Friday, 16 October 2009

Active art



Whilst in London we came across a few pieces of art and installations that i am going to call 'active art'. This is because the actual art involved a process or the art displayed was a finished product but you could actively do something with it.

The first one is Antony Gormley's One and Other. Located on the fourth plinth in Trafalgar square. This piece of art ran from 6th July to 14th of October. It saw ordinary people occupying a time slot of an hour each in a space normalLy reserved for the elite, for the kings and generals of this nation in statue form.

'There was something very poignant about the sight of a single human on a space designed for a massive statue. Gormley championed the little guy against the intimidating grandeur of the square's institutions ...' (Alex Needham, The Guardian)

Gormley was trying to create 'a representation of the whole of humanity'.

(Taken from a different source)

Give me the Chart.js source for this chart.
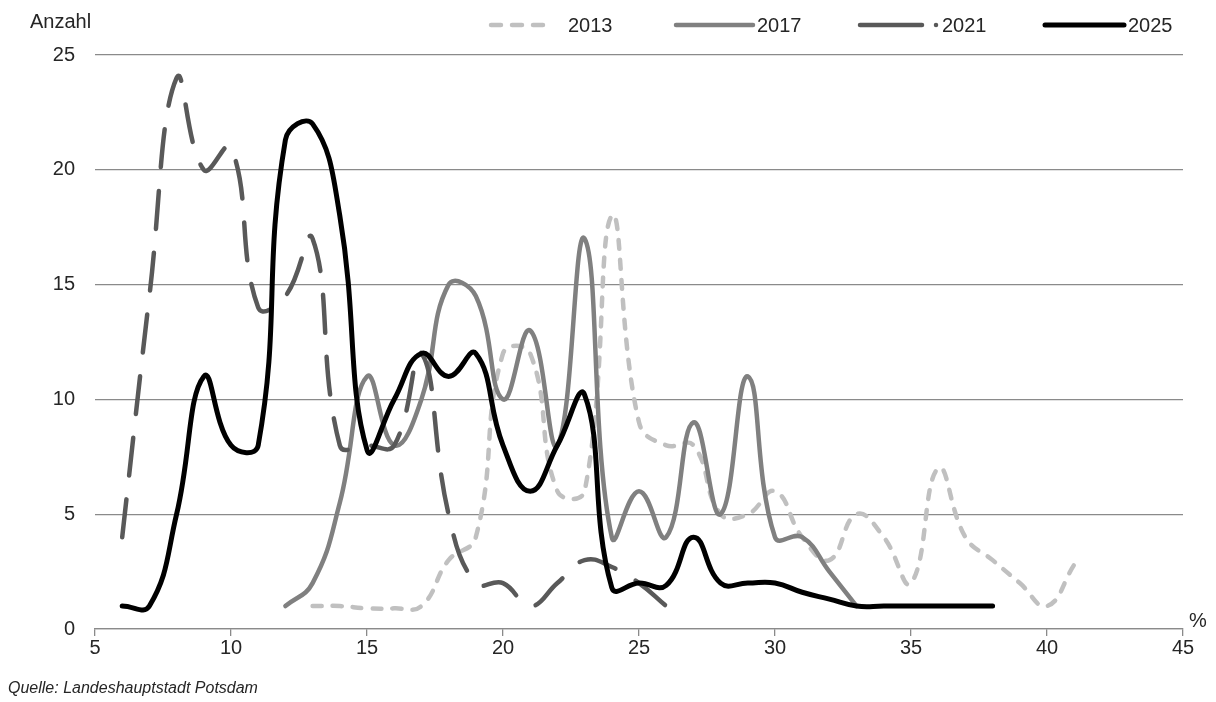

It saw 2400 people have a slot on the piece during the duration of the work being in place.It saw people occupying the plinth, every hour, every day, for twenty for hours a day, for a hundred days, without a break. Occupants were picked randomly from the 35000 people that applied and could do WHATEVER THEY DESIRED whilst on the plinth.

Gormley says,
"Who can be represented in art? How can we make it? How can we experience it? These are questions that have exercised me for years. Whether you see the plinth as a protest or pole-dance platform; studio or stocks; playpen or pulpit; as a frame for interrogation or for meditation, it has provided an open space of possibility for many to test their sense of self and how they might communicate this to a wider world."